■ SHORT TASK:
Copy every line of the records below where the word "this" occurs.

Records from a data collection
------

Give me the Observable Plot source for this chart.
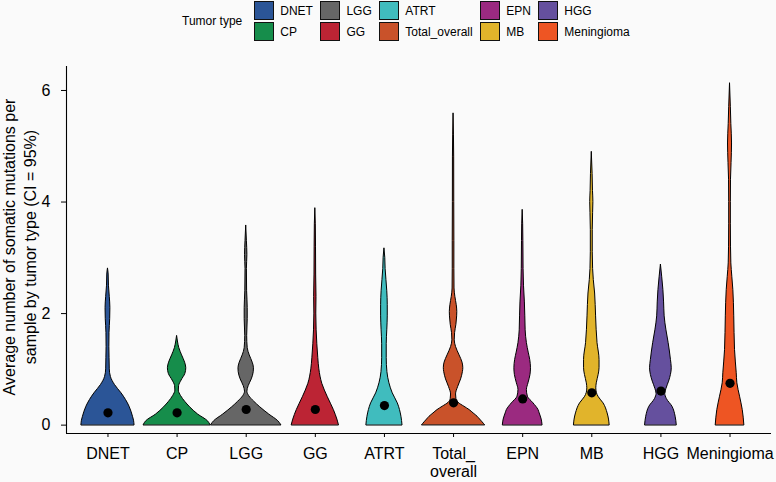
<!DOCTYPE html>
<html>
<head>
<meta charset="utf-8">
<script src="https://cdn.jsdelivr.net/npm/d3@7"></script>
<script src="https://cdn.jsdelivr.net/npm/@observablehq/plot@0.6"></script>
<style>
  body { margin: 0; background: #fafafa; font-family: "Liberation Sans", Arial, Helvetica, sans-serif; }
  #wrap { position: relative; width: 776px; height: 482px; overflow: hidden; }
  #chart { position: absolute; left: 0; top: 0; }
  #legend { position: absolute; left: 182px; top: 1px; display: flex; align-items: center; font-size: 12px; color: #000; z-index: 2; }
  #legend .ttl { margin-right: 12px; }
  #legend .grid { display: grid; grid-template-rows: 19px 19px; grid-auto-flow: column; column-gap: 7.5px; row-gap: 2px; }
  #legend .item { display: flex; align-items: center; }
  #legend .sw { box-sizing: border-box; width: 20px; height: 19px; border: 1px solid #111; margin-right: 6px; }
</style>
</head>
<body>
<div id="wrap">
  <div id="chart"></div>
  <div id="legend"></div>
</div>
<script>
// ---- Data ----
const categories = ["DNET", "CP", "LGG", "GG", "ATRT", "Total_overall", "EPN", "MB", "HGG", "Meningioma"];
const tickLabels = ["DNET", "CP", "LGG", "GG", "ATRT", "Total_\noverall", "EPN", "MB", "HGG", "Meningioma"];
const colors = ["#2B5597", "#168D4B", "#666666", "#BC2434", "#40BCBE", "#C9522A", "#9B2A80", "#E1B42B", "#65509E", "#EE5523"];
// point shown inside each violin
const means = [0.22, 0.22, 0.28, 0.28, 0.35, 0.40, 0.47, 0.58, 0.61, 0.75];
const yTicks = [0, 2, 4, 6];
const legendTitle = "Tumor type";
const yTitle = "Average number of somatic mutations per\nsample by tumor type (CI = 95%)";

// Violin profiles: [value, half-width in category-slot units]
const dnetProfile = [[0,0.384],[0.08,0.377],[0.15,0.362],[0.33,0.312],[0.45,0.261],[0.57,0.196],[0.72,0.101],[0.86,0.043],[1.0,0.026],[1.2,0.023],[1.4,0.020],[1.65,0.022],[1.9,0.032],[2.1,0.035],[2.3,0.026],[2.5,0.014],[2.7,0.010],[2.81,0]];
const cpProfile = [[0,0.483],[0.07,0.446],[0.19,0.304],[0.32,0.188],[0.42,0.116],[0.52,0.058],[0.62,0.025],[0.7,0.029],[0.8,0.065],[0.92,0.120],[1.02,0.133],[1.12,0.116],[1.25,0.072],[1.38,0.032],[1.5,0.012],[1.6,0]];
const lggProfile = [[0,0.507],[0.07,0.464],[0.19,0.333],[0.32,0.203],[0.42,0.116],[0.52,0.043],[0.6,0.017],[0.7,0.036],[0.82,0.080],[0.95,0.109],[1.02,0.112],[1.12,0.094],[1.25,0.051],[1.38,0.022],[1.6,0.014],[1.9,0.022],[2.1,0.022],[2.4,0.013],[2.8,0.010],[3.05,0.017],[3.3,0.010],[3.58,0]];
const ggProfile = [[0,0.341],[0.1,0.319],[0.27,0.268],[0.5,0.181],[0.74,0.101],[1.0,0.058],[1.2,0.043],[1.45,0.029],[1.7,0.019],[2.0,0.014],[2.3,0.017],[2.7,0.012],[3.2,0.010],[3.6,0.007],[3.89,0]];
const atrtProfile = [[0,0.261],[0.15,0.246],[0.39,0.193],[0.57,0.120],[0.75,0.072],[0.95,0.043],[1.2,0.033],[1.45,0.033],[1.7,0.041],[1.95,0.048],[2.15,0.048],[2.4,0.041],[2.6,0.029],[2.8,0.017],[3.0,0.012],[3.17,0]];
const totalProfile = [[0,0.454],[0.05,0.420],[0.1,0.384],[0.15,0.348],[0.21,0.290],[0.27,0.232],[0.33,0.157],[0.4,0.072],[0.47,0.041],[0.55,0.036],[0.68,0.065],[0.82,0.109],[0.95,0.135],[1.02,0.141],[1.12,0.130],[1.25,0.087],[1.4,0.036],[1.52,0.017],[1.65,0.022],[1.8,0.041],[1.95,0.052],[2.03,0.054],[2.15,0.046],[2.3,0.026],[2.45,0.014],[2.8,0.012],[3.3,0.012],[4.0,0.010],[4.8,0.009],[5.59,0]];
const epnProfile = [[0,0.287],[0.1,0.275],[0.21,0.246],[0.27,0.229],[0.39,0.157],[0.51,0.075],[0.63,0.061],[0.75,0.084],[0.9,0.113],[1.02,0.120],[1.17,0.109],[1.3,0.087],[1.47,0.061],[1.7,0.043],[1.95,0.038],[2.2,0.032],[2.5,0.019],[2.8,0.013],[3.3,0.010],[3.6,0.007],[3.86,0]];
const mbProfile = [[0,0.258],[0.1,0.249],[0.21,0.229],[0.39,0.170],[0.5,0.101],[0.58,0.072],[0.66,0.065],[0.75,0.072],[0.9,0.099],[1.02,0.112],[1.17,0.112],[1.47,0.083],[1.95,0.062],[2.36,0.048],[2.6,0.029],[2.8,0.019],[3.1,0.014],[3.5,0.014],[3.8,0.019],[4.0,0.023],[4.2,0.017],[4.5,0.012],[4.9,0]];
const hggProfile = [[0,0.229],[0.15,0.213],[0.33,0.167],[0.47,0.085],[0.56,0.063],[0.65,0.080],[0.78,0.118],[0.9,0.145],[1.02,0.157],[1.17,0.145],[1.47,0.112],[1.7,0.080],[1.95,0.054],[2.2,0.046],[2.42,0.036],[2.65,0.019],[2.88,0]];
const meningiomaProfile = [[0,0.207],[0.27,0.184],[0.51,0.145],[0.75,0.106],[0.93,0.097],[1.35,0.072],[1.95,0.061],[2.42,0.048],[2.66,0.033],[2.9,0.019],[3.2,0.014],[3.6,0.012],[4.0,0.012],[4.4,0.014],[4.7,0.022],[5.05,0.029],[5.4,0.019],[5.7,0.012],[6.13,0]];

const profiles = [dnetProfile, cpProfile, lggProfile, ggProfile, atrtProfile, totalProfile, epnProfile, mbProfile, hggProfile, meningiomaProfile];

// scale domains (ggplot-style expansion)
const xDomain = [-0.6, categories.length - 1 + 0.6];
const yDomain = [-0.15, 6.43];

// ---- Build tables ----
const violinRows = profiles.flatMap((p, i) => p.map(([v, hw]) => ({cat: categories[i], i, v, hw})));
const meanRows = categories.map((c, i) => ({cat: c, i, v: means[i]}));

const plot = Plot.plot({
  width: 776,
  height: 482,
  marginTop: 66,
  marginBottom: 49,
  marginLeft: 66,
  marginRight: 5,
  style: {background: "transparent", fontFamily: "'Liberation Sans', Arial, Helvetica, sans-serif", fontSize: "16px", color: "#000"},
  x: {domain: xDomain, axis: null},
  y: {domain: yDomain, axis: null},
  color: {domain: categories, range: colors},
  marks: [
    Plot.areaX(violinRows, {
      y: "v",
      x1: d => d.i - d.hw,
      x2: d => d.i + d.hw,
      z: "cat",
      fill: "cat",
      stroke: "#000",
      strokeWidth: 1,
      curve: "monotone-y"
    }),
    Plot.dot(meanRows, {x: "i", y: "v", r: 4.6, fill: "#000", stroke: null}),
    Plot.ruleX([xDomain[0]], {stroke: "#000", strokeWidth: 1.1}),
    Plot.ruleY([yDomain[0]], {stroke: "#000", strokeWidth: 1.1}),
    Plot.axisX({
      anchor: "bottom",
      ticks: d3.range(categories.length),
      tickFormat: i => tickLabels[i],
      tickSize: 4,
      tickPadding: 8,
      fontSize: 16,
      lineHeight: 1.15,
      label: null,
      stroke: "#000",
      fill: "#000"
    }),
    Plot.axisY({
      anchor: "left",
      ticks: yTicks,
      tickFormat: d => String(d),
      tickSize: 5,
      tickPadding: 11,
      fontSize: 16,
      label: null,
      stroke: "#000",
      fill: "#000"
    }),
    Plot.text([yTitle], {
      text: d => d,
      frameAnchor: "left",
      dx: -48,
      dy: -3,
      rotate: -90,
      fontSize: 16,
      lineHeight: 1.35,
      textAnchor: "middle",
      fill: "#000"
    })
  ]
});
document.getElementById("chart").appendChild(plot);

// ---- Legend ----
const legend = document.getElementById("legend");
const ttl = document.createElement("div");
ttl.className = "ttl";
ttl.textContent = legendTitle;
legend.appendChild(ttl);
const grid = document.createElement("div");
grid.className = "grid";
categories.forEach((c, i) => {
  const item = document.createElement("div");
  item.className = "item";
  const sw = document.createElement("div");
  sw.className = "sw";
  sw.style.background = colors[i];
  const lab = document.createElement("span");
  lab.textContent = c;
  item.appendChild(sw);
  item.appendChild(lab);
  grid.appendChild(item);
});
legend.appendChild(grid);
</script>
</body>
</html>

------

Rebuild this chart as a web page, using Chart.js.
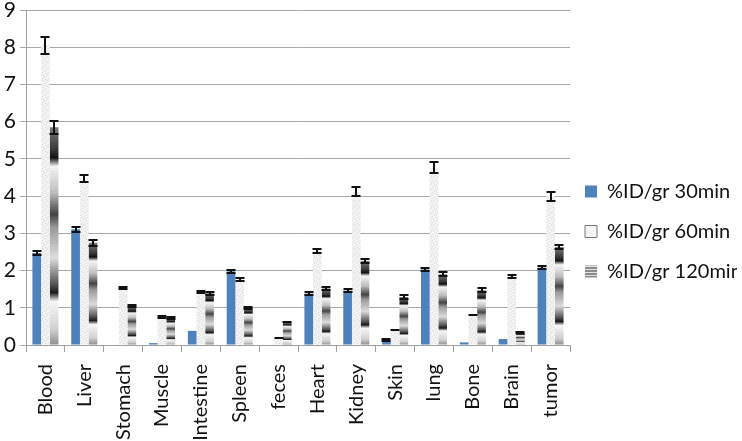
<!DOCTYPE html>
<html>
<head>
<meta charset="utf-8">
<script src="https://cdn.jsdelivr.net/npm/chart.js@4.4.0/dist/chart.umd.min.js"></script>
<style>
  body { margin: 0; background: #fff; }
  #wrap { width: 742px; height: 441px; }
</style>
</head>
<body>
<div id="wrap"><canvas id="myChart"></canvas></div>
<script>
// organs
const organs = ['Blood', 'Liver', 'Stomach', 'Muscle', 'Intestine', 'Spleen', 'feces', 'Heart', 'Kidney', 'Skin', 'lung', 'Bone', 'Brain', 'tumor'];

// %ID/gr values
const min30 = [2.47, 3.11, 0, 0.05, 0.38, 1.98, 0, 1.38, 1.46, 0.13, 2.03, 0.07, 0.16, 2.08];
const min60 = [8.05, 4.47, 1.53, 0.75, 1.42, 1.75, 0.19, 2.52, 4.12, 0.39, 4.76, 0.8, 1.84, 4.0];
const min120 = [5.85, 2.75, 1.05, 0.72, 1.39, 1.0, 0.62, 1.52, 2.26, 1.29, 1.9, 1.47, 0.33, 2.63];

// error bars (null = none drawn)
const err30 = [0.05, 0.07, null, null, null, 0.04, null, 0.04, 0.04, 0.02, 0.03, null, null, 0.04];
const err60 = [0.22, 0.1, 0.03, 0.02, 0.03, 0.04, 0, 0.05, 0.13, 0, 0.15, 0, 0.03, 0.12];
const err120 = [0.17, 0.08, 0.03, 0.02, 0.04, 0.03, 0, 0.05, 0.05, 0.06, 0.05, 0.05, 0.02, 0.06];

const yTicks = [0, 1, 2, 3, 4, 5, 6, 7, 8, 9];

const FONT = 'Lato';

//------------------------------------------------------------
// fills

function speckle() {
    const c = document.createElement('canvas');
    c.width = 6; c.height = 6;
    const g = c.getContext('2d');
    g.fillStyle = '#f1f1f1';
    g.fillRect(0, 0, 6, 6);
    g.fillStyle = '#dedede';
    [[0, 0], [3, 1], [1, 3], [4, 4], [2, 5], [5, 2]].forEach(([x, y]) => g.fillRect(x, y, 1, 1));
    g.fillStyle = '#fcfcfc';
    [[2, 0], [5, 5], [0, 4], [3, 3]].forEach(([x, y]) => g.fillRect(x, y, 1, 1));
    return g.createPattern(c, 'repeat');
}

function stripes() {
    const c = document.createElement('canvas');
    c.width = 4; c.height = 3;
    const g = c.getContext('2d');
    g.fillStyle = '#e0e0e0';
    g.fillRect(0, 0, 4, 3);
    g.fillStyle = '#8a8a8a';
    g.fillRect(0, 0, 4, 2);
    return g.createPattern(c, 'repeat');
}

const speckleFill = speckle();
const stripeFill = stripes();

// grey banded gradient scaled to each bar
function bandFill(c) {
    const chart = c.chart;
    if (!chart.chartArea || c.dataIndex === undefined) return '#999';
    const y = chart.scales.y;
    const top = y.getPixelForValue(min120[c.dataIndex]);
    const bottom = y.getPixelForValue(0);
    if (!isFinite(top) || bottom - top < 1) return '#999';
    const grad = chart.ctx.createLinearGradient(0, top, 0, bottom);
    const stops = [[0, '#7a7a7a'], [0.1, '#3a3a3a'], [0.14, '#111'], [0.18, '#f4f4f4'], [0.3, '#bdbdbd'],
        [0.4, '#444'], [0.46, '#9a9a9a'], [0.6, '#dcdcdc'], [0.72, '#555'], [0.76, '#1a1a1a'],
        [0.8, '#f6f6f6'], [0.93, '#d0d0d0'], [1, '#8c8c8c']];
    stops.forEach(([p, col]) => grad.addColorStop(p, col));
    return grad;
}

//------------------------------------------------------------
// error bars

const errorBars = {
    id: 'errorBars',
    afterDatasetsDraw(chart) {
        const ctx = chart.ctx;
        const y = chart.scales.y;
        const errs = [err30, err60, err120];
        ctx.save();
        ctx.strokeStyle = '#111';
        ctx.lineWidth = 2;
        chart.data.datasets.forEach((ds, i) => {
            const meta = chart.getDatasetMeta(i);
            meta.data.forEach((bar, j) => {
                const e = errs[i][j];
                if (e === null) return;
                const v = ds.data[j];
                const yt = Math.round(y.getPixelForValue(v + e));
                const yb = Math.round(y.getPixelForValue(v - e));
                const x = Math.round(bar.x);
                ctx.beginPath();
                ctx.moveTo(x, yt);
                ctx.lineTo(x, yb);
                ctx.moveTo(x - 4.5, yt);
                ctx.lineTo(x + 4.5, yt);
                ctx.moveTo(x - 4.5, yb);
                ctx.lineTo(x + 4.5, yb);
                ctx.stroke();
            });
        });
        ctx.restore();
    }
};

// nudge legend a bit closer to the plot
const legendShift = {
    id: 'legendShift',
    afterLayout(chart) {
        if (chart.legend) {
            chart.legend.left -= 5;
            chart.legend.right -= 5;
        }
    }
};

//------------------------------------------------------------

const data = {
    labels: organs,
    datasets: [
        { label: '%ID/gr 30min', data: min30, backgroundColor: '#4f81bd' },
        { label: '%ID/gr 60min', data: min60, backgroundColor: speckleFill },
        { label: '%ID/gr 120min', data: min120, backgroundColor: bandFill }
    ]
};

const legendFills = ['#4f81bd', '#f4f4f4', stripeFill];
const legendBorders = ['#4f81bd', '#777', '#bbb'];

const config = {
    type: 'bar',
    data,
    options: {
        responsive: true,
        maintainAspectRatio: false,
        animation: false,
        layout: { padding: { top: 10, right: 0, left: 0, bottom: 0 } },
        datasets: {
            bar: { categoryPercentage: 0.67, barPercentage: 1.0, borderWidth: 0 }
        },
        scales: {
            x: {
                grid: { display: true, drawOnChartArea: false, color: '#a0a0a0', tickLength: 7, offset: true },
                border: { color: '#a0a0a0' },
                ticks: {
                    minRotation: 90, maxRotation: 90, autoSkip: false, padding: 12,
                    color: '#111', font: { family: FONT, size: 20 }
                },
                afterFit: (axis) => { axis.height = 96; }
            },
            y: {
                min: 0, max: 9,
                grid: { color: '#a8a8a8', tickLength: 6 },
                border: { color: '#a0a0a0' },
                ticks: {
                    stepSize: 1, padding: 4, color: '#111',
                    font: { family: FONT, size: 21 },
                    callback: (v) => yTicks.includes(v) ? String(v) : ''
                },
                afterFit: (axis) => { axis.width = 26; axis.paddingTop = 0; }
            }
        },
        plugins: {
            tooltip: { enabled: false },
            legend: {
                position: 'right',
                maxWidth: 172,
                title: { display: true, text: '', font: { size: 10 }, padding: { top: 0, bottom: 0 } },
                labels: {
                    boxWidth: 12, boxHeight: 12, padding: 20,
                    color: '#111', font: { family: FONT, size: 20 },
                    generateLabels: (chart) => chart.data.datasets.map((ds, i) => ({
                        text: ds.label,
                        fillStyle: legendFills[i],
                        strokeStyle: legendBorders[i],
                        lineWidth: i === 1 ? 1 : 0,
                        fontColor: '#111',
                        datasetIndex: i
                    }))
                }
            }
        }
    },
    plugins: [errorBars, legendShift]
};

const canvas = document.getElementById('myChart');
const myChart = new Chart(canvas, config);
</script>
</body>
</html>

------

■ RESULT:
Give me the Observable Plot source for this chart.
Rebuild this chart as a web page, using Chart.js.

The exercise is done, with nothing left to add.